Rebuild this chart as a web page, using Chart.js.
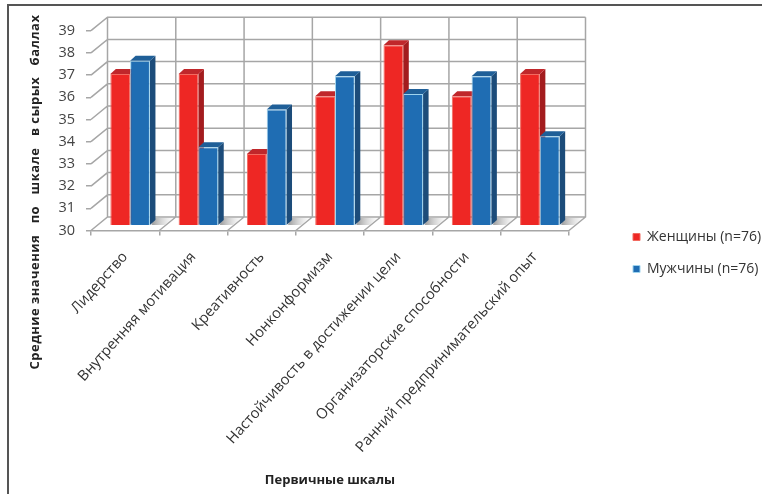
<!DOCTYPE html>
<html>
<head>
<meta charset="utf-8">
<style>
  html, body { margin: 0; padding: 0; background: #fff; overflow: hidden; }
  #frame { position: absolute; left: 7px; top: 4px; width: 800px; height: 600px; border: 2px solid #555; }
  #scales { position: absolute; left: 0; top: 0; }
</style>
</head>
<body>
<div id="frame"></div>
<canvas id="scales" width="762" height="494"></canvas>
<script src="https://cdn.jsdelivr.net/npm/chart.js@4/dist/chart.umd.js"></script>
<script>
const categories = [
  'Лидерство',
  'Внутренняя мотивация',
  'Креативность',
  'Нонконформизм',
  'Настойчивость в достижении цели',
  'Организаторские способности',
  'Ранний предпринимательский опыт'
];
const women = [36.8, 36.8, 33.2, 35.8, 38.1, 35.8, 36.8];
const men = [37.4, 33.5, 35.2, 36.7, 35.9, 36.7, 34.0];
const yTicks = [30, 31, 32, 33, 34, 35, 36, 37, 38, 39];

const fontName = '"Open Sans", sans-serif';
const gridColor = '#a6a6a6';

// глубина "коробки" и глубина самих столбиков
const boxDepth = { x: 16.5, y: 13.5 };
const barShift = { x: 5, y: 5.5 };
const barDepth = { x: 5.5, y: 5 };

function poly(ctx, points, fill) {
  ctx.beginPath();
  points.forEach((p, i) => i ? ctx.lineTo(p[0], p[1]) : ctx.moveTo(p[0], p[1]));
  ctx.closePath();
  ctx.fillStyle = fill;
  ctx.fill();
}

// задняя стенка, левая стенка и пол
function drawBox(chart) {
  const ctx = chart.ctx;
  const a = chart.chartArea;
  const ys = chart.scales.y;
  const dx = boxDepth.x, dy = boxDepth.y;
  ctx.save();
  ctx.strokeStyle = gridColor;
  ctx.lineWidth = 1.5;
  ctx.beginPath();
  yTicks.forEach(v => {
    const y = ys.getPixelForValue(v);
    ctx.moveTo(a.left, y);
    ctx.lineTo(a.left + dx, y - dy);
    ctx.lineTo(a.right + dx, y - dy);
  });
  categories.forEach((c, i) => {
    const x = a.left + (a.right - a.left) * i / categories.length;
    ctx.moveTo(x, a.bottom);
    ctx.lineTo(x + dx, a.bottom - dy);
    ctx.lineTo(x + dx, a.top - dy);
  });
  ctx.moveTo(a.right, a.bottom);
  ctx.lineTo(a.right + dx, a.bottom - dy);
  ctx.lineTo(a.right + dx, a.top - dy);
  ctx.stroke();
  ctx.restore();
}

// тень на полу справа от каждой пары
function drawShadows(chart) {
  const ctx = chart.ctx;
  const base = chart.chartArea.bottom;
  chart.getDatasetMeta(1).data.forEach(bar => {
    const x1 = bar.x + bar.width / 2 + barDepth.x;
    const g = ctx.createLinearGradient(x1 - 2, 0, x1 + 19, 0);
    g.addColorStop(0, 'rgba(120,120,120,0.65)');
    g.addColorStop(1, 'rgba(200,200,200,0)');
    poly(ctx, [[x1 - 4, base], [x1 + 9, base], [x1 + 18, base - 7], [x1 - 2, base - 7]], g);
  });
}

// верхняя и боковая грани столбиков
function drawFaces(chart) {
  const ctx = chart.ctx;
  const base = chart.chartArea.bottom;
  const dx = barDepth.x, dy = barDepth.y;
  chart.data.datasets.forEach((ds, i) => {
    chart.getDatasetMeta(i).data.forEach(bar => {
      const x0 = bar.x - bar.width / 2;
      const x1 = bar.x + bar.width / 2;
      poly(ctx, [[x1, bar.y], [x1 + dx, bar.y - dy], [x1 + dx, base - dy], [x1, base]], ds.sideColor);
      poly(ctx, [[x0, bar.y], [x0 + dx, bar.y - dy], [x1 + dx, bar.y - dy], [x1, bar.y]], ds.topColor);
    });
  });
}

const box3d = {
  id: 'box3d',
  afterLayout(chart) {
    // легенда стоит справа от графика, вне области построения
    const lg = chart.legend;
    lg.left = 615;
    lg.top = 212;
    lg.right = 762;
    lg.bottom = 300;
  },
  beforeDatasetsDraw(chart) {
    drawBox(chart);
    chart.ctx.save();
    chart.ctx.translate(barShift.x, -barShift.y);
    drawShadows(chart);
    drawFaces(chart);
  },
  afterDatasetsDraw(chart) {
    chart.ctx.restore();
  },
  afterDraw(chart) {
    const ctx = chart.ctx;
    ctx.save();
    ctx.translate(35, 192);
    ctx.rotate(-Math.PI / 2);
    ctx.font = 'bold 13px ' + fontName;
    ctx.letterSpacing = '0.45px';
    ctx.fillStyle = '#222';
    ctx.textAlign = 'center';
    ctx.textBaseline = 'middle';
    ctx.fillText('Средние значения   по   шкале   в сырых   баллах', 0, 0);
    ctx.restore();
  }
};

new Chart(document.getElementById('scales'), {
  type: 'bar',
  data: {
    labels: categories,
    datasets: [{
      label: 'Женщины (n=76)',
      data: women,
      backgroundColor: '#ee2724',
      borderColor: '#f26a60',
      borderWidth: 1,
      sideColor: '#a31c1e',
      topColor: '#c0272b'
    }, {
      label: 'Мужчины (n=76)',
      data: men,
      backgroundColor: '#1f6db3',
      borderColor: '#9fd4ee',
      borderWidth: 1,
      sideColor: '#1c4c7a',
      topColor: '#1f5f98'
    }]
  },
  options: {
    responsive: false,
    animation: false,
    layout: { padding: { left: 0, top: 30.7, right: 193, bottom: 0 } },
    datasets: { bar: { categoryPercentage: 0.58, barPercentage: 1 } },
    plugins: {
      tooltip: { enabled: false },
      legend: {
        position: 'chartArea',
        align: 'start',
        labels: {
          boxWidth: 7,
          boxHeight: 7,
          padding: 18,
          color: '#333',
          font: { family: fontName, size: 14 }
        }
      }
    },
    scales: {
      x: {
        afterFit(scale) { scale.height = 263.5; },
        grid: { drawOnChartArea: false, offset: true, color: gridColor, lineWidth: 1.5, tickLength: 5 },
        border: { display: true, color: gridColor, width: 1.5 },
        ticks: {
          autoSkip: false,
          minRotation: 48,
          maxRotation: 48,
          color: '#333',
          padding: 13,
          font: { family: fontName, size: 14.7 }
        },
        title: {
          display: true,
          text: 'Первичные шкалы',
          color: '#222',
          padding: { top: 0, bottom: 6 },
          font: { family: fontName, size: 13, weight: 'bold' }
        }
      },
      y: {
        min: 30,
        max: 39,
        afterFit(scale) { scale.width = 91; },
        afterBuildTicks(scale) { scale.ticks = yTicks.map(v => ({ value: v })); },
        grid: { drawOnChartArea: false, color: gridColor, lineWidth: 1.5, tickLength: 5 },
        border: { display: false },
        ticks: {
          color: '#444',
          padding: 11,
          font: { family: fontName, size: 14.5 }
        }
      }
    }
  },
  plugins: [box3d]
});
</script>
</body>
</html>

┄┄┄┄┄┄┄┄┄┄┄┄┄┄┄┄┄┄┄┄

All of the lines above should be printed exactly, minus the pictures.

* [Result]:
Rebuild this chart as a web page, using Chart.js.
<!DOCTYPE html>
<html>
<head>
<meta charset="utf-8">
<style>
  html, body { margin: 0; padding: 0; background: #fff; overflow: hidden; }
  #frame { position: absolute; left: 7px; top: 4px; width: 800px; height: 600px; border: 2px solid #555; }
  #scales { position: absolute; left: 0; top: 0; }
</style>
</head>
<body>
<div id="frame"></div>
<canvas id="scales" width="762" height="494"></canvas>
<script src="https://cdn.jsdelivr.net/npm/chart.js@4/dist/chart.umd.js"></script>
<script>
const categories = [
  'Лидерство',
  'Внутренняя мотивация',
  'Креативность',
  'Нонконформизм',
  'Настойчивость в достижении цели',
  'Организаторские способности',
  'Ранний предпринимательский опыт'
];
const women = [36.8, 36.8, 33.2, 35.8, 38.1, 35.8, 36.8];
const men = [37.4, 33.5, 35.2, 36.7, 35.9, 36.7, 34.0];
const yTicks = [30, 31, 32, 33, 34, 35, 36, 37, 38, 39];

const fontName = '"Open Sans", sans-serif';
const gridColor = '#a6a6a6';

// глубина "коробки" и глубина самих столбиков
const boxDepth = { x: 16.5, y: 13.5 };
const barShift = { x: 5, y: 5.5 };
const barDepth = { x: 5.5, y: 5 };

function poly(ctx, points, fill) {
  ctx.beginPath();
  points.forEach((p, i) => i ? ctx.lineTo(p[0], p[1]) : ctx.moveTo(p[0], p[1]));
  ctx.closePath();
  ctx.fillStyle = fill;
  ctx.fill();
}

// задняя стенка, левая стенка и пол
function drawBox(chart) {
  const ctx = chart.ctx;
  const a = chart.chartArea;
  const ys = chart.scales.y;
  const dx = boxDepth.x, dy = boxDepth.y;
  ctx.save();
  ctx.strokeStyle = gridColor;
  ctx.lineWidth = 1.5;
  ctx.beginPath();
  yTicks.forEach(v => {
    const y = ys.getPixelForValue(v);
    ctx.moveTo(a.left, y);
    ctx.lineTo(a.left + dx, y - dy);
    ctx.lineTo(a.right + dx, y - dy);
  });
  categories.forEach((c, i) => {
    const x = a.left + (a.right - a.left) * i / categories.length;
    ctx.moveTo(x, a.bottom);
    ctx.lineTo(x + dx, a.bottom - dy);
    ctx.lineTo(x + dx, a.top - dy);
  });
  ctx.moveTo(a.right, a.bottom);
  ctx.lineTo(a.right + dx, a.bottom - dy);
  ctx.lineTo(a.right + dx, a.top - dy);
  ctx.stroke();
  ctx.restore();
}

// тень на полу справа от каждой пары
function drawShadows(chart) {
  const ctx = chart.ctx;
  const base = chart.chartArea.bottom;
  chart.getDatasetMeta(1).data.forEach(bar => {
    const x1 = bar.x + bar.width / 2 + barDepth.x;
    const g = ctx.createLinearGradient(x1 - 2, 0, x1 + 19, 0);
    g.addColorStop(0, 'rgba(120,120,120,0.65)');
    g.addColorStop(1, 'rgba(200,200,200,0)');
    poly(ctx, [[x1 - 4, base], [x1 + 9, base], [x1 + 18, base - 7], [x1 - 2, base - 7]], g);
  });
}

// верхняя и боковая грани столбиков
function drawFaces(chart) {
  const ctx = chart.ctx;
  const base = chart.chartArea.bottom;
  const dx = barDepth.x, dy = barDepth.y;
  chart.data.datasets.forEach((ds, i) => {
    chart.getDatasetMeta(i).data.forEach(bar => {
      const x0 = bar.x - bar.width / 2;
      const x1 = bar.x + bar.width / 2;
      poly(ctx, [[x1, bar.y], [x1 + dx, bar.y - dy], [x1 + dx, base - dy], [x1, base]], ds.sideColor);
      poly(ctx, [[x0, bar.y], [x0 + dx, bar.y - dy], [x1 + dx, bar.y - dy], [x1, bar.y]], ds.topColor);
    });
  });
}

const box3d = {
  id: 'box3d',
  afterLayout(chart) {
    // легенда стоит справа от графика, вне области построения
    const lg = chart.legend;
    lg.left = 615;
    lg.top = 212;
    lg.right = 762;
    lg.bottom = 300;
  },
  beforeDatasetsDraw(chart) {
    drawBox(chart);
    chart.ctx.save();
    chart.ctx.translate(barShift.x, -barShift.y);
    drawShadows(chart);
    drawFaces(chart);
  },
  afterDatasetsDraw(chart) {
    chart.ctx.restore();
  },
  afterDraw(chart) {
    const ctx = chart.ctx;
    ctx.save();
    ctx.translate(35, 192);
    ctx.rotate(-Math.PI / 2);
    ctx.font = 'bold 13px ' + fontName;
    ctx.letterSpacing = '0.45px';
    ctx.fillStyle = '#222';
    ctx.textAlign = 'center';
    ctx.textBaseline = 'middle';
    ctx.fillText('Средние значения   по   шкале   в сырых   баллах', 0, 0);
    ctx.restore();
  }
};

new Chart(document.getElementById('scales'), {
  type: 'bar',
  data: {
    labels: categories,
    datasets: [{
      label: 'Женщины (n=76)',
      data: women,
      backgroundColor: '#ee2724',
      borderColor: '#f26a60',
      borderWidth: 1,
      sideColor: '#a31c1e',
      topColor: '#c0272b'
    }, {
      label: 'Мужчины (n=76)',
      data: men,
      backgroundColor: '#1f6db3',
      borderColor: '#9fd4ee',
      borderWidth: 1,
      sideColor: '#1c4c7a',
      topColor: '#1f5f98'
    }]
  },
  options: {
    responsive: false,
    animation: false,
    layout: { padding: { left: 0, top: 30.7, right: 193, bottom: 0 } },
    datasets: { bar: { categoryPercentage: 0.58, barPercentage: 1 } },
    plugins: {
      tooltip: { enabled: false },
      legend: {
        position: 'chartArea',
        align: 'start',
        labels: {
          boxWidth: 7,
          boxHeight: 7,
          padding: 18,
          color: '#333',
          font: { family: fontName, size: 14 }
        }
      }
    },
    scales: {
      x: {
        afterFit(scale) { scale.height = 263.5; },
        grid: { drawOnChartArea: false, offset: true, color: gridColor, lineWidth: 1.5, tickLength: 5 },
        border: { display: true, color: gridColor, width: 1.5 },
        ticks: {
          autoSkip: false,
          minRotation: 48,
          maxRotation: 48,
          color: '#333',
          padding: 13,
          font: { family: fontName, size: 14.7 }
        },
        title: {
          display: true,
          text: 'Первичные шкалы',
          color: '#222',
          padding: { top: 0, bottom: 6 },
          font: { family: fontName, size: 13, weight: 'bold' }
        }
      },
      y: {
        min: 30,
        max: 39,
        afterFit(scale) { scale.width = 91; },
        afterBuildTicks(scale) { scale.ticks = yTicks.map(v => ({ value: v })); },
        grid: { drawOnChartArea: false, color: gridColor, lineWidth: 1.5, tickLength: 5 },
        border: { display: false },
        ticks: {
          color: '#444',
          padding: 11,
          font: { family: fontName, size: 14.5 }
        }
      }
    }
  },
  plugins: [box3d]
});
</script>
</body>
</html>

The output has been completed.